## begin Records shown
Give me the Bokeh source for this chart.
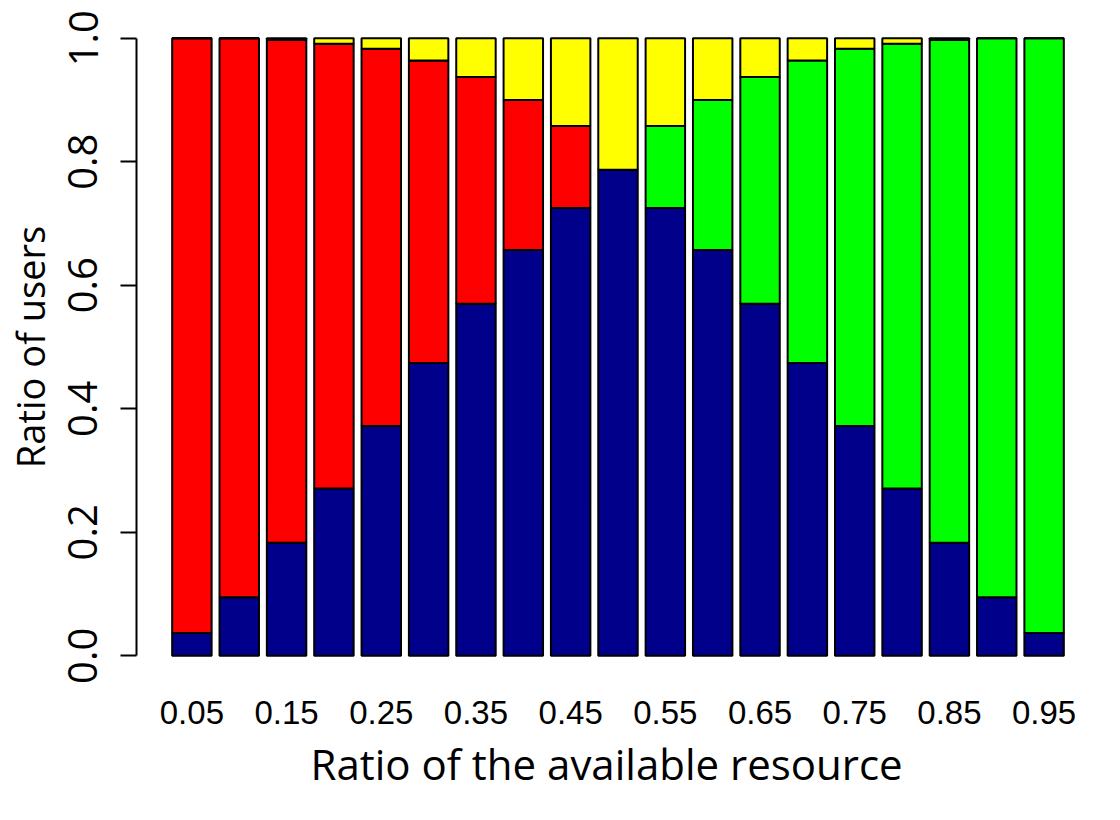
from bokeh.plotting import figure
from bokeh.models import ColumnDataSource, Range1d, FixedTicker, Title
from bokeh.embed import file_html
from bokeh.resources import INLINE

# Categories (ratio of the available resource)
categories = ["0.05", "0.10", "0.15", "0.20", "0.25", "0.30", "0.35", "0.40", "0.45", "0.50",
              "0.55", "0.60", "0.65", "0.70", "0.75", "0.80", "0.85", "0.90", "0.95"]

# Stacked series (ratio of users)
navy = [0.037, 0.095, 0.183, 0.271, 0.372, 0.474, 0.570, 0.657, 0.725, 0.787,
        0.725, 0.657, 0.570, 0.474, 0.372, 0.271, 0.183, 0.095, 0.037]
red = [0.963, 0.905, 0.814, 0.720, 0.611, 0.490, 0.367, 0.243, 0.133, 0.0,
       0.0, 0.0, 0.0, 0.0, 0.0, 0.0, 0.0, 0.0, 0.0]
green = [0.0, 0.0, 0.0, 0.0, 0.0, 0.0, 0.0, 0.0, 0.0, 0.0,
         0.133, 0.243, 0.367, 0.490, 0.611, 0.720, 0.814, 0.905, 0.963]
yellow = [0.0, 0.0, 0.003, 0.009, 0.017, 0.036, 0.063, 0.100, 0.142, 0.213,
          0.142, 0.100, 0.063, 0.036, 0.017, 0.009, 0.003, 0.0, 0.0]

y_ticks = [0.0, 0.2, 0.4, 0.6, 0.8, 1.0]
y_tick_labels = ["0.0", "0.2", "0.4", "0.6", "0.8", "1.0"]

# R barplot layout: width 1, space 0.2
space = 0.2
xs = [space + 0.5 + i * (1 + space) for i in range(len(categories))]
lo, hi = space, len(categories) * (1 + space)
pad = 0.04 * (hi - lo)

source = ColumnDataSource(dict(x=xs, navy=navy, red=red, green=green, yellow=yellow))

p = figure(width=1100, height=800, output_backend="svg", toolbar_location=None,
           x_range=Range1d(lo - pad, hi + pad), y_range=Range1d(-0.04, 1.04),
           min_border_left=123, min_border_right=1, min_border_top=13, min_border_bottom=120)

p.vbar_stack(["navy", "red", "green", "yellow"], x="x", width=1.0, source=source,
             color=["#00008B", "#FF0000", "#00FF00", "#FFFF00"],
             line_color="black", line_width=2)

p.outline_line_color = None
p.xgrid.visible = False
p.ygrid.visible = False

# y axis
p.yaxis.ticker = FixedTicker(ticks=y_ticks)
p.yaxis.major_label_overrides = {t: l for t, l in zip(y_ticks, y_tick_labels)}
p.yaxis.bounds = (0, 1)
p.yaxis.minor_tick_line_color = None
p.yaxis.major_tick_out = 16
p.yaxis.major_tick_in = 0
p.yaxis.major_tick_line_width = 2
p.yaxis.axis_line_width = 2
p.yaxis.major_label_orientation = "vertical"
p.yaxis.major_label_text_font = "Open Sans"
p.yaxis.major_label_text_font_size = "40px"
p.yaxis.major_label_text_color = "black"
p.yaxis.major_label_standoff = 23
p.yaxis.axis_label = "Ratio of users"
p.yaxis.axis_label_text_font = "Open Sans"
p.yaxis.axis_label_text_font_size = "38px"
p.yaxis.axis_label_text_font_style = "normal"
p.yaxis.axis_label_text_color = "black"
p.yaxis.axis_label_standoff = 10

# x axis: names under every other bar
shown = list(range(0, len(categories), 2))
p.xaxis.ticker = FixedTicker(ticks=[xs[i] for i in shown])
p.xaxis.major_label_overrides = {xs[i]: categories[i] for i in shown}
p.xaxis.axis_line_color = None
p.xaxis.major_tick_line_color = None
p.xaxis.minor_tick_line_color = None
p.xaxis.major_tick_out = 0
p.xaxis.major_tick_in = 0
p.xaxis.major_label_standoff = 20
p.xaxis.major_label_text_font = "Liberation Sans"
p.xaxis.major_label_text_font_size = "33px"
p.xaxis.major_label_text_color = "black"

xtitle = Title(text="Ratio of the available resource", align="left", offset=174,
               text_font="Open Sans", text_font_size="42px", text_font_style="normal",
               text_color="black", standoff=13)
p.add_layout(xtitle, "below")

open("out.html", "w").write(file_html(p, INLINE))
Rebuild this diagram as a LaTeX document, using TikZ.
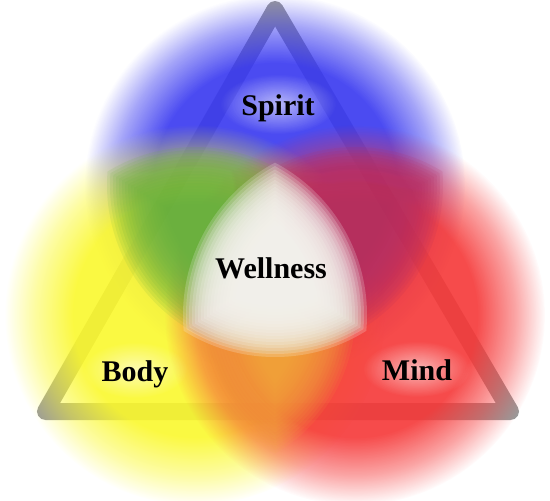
## end Records shown
### What is required
Repeat the material verbatim. Do not carry over any picture.

### Result for this task
Give me the Bokeh source for this chart.
from bokeh.plotting import figure
from bokeh.models import ColumnDataSource, Range1d, FixedTicker, Title
from bokeh.embed import file_html
from bokeh.resources import INLINE

# Categories (ratio of the available resource)
categories = ["0.05", "0.10", "0.15", "0.20", "0.25", "0.30", "0.35", "0.40", "0.45", "0.50",
              "0.55", "0.60", "0.65", "0.70", "0.75", "0.80", "0.85", "0.90", "0.95"]

# Stacked series (ratio of users)
navy = [0.037, 0.095, 0.183, 0.271, 0.372, 0.474, 0.570, 0.657, 0.725, 0.787,
        0.725, 0.657, 0.570, 0.474, 0.372, 0.271, 0.183, 0.095, 0.037]
red = [0.963, 0.905, 0.814, 0.720, 0.611, 0.490, 0.367, 0.243, 0.133, 0.0,
       0.0, 0.0, 0.0, 0.0, 0.0, 0.0, 0.0, 0.0, 0.0]
green = [0.0, 0.0, 0.0, 0.0, 0.0, 0.0, 0.0, 0.0, 0.0, 0.0,
         0.133, 0.243, 0.367, 0.490, 0.611, 0.720, 0.814, 0.905, 0.963]
yellow = [0.0, 0.0, 0.003, 0.009, 0.017, 0.036, 0.063, 0.100, 0.142, 0.213,
          0.142, 0.100, 0.063, 0.036, 0.017, 0.009, 0.003, 0.0, 0.0]

y_ticks = [0.0, 0.2, 0.4, 0.6, 0.8, 1.0]
y_tick_labels = ["0.0", "0.2", "0.4", "0.6", "0.8", "1.0"]

# R barplot layout: width 1, space 0.2
space = 0.2
xs = [space + 0.5 + i * (1 + space) for i in range(len(categories))]
lo, hi = space, len(categories) * (1 + space)
pad = 0.04 * (hi - lo)

source = ColumnDataSource(dict(x=xs, navy=navy, red=red, green=green, yellow=yellow))

p = figure(width=1100, height=800, output_backend="svg", toolbar_location=None,
           x_range=Range1d(lo - pad, hi + pad), y_range=Range1d(-0.04, 1.04),
           min_border_left=123, min_border_right=1, min_border_top=13, min_border_bottom=120)

p.vbar_stack(["navy", "red", "green", "yellow"], x="x", width=1.0, source=source,
             color=["#00008B", "#FF0000", "#00FF00", "#FFFF00"],
             line_color="black", line_width=2)

p.outline_line_color = None
p.xgrid.visible = False
p.ygrid.visible = False

# y axis
p.yaxis.ticker = FixedTicker(ticks=y_ticks)
p.yaxis.major_label_overrides = {t: l for t, l in zip(y_ticks, y_tick_labels)}
p.yaxis.bounds = (0, 1)
p.yaxis.minor_tick_line_color = None
p.yaxis.major_tick_out = 16
p.yaxis.major_tick_in = 0
p.yaxis.major_tick_line_width = 2
p.yaxis.axis_line_width = 2
p.yaxis.major_label_orientation = "vertical"
p.yaxis.major_label_text_font = "Open Sans"
p.yaxis.major_label_text_font_size = "40px"
p.yaxis.major_label_text_color = "black"
p.yaxis.major_label_standoff = 23
p.yaxis.axis_label = "Ratio of users"
p.yaxis.axis_label_text_font = "Open Sans"
p.yaxis.axis_label_text_font_size = "38px"
p.yaxis.axis_label_text_font_style = "normal"
p.yaxis.axis_label_text_color = "black"
p.yaxis.axis_label_standoff = 10

# x axis: names under every other bar
shown = list(range(0, len(categories), 2))
p.xaxis.ticker = FixedTicker(ticks=[xs[i] for i in shown])
p.xaxis.major_label_overrides = {xs[i]: categories[i] for i in shown}
p.xaxis.axis_line_color = None
p.xaxis.major_tick_line_color = None
p.xaxis.minor_tick_line_color = None
p.xaxis.major_tick_out = 0
p.xaxis.major_tick_in = 0
p.xaxis.major_label_standoff = 20
p.xaxis.major_label_text_font = "Liberation Sans"
p.xaxis.major_label_text_font_size = "33px"
p.xaxis.major_label_text_color = "black"

xtitle = Title(text="Ratio of the available resource", align="left", offset=174,
               text_font="Open Sans", text_font_size="42px", text_font_style="normal",
               text_color="black", standoff=13)
p.add_layout(xtitle, "below")

open("out.html", "w").write(file_html(p, INLINE))
Rebuild this diagram as a LaTeX document, using TikZ.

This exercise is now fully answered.